My age is actually an important number

I think it is too important for too many of us to be important. If I require your time and energy, if I, whoever I am, require you to see me through digital or analogue eyes, I should be important. When everyone else is hiding behind images, posts, re posts and quotes, those who write, they should have something to say. But as the years roll by and I live alone in company all over the world, I feel less and less important. I feel my opinion matters less and less, my wish to change, move or affect you fades. I know this is how we grow up, this is what grown ups are like. They forget to care and to agitate, to promote what they believe in, to believe all together. Perspectives get more and more narrow, and the importance is not that important any more. Am I being blessed with finally leaving the attention seeking behind or am I loosing the part where I care and dream and hope and rejoice and cry and despair? I sleep at night. I don’t need to worry, I am not angry and I don’t have any sadness any more. I don’t get stressed and I don’t freak out. I don’t really, really think things are that important, in general. I don’t really have that much to prove to anyone at this point.

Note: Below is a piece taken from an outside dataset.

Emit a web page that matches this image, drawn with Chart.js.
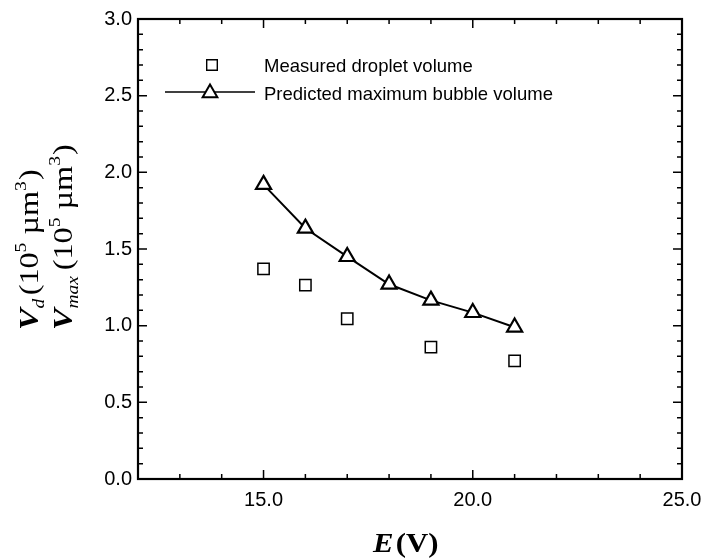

That’s where you find yourself past 30. It’s a radical change I didn’t even experience until I was in it. On Sunday morning I woke up, not being hung over. Simply cause of the fact that I didn’t drink any alcohol on the night before – not an odd thing, happens several times a week these days. But the relief, the pure feeling of relief energized me the whole day, ever so thankful that I more and more often listen to reason these days. I’m not all in, all the time and I’m starting to like it more and more. Things change past 30, and though people constantly tell me that “You don’t look that old!” or “Oh, STOP talking about your age!” it’s really something I’m ever so grateful for. My life is getting better and better for every year, and I am happy to grow older and if not more intelligent then at least I do grow smarter. And no – growing up doesn’t mean you loose your curiosity, your drive or your passion. It actually means that you start to be able to focus on your drive and your passion. To stay sober on a Saturday to be fit enough the day after for a run, fixing the bike and take some interest in a job which surprisingly is the path that will take me around the world – again. The path I am actually already on. It means I have the knowledge, experience and courage to trust strangers, to follow through on adventures and to keep my shit together in times of crisis. And I look at my friends. My friends with kids, with husbands, with high pressure career jobs, mortgages, loans, houses, responsibilities. We all have our different reasons for keeping our shit together, but the older you get, the less of an effort it is. Closing in on 30 I was happy too. But today I don’t cry half as much as I used to, I don’t have regrets, I don’t raise my voice, I don’t get scared and I don’t run away as I used to. The same things I could panic about a year or two ago doesn’t even move me now.

The owners of the house I live in sold it without telling me and I’m gonna need to move out come spring. Next week I’ll start travelling again – I got a ticket and VISA for Iran. I’m as calm as ever. A nomad is supposed to be on the road. Moving is the natural state of mind. Walking is a natural posture for the body. And those two must go together.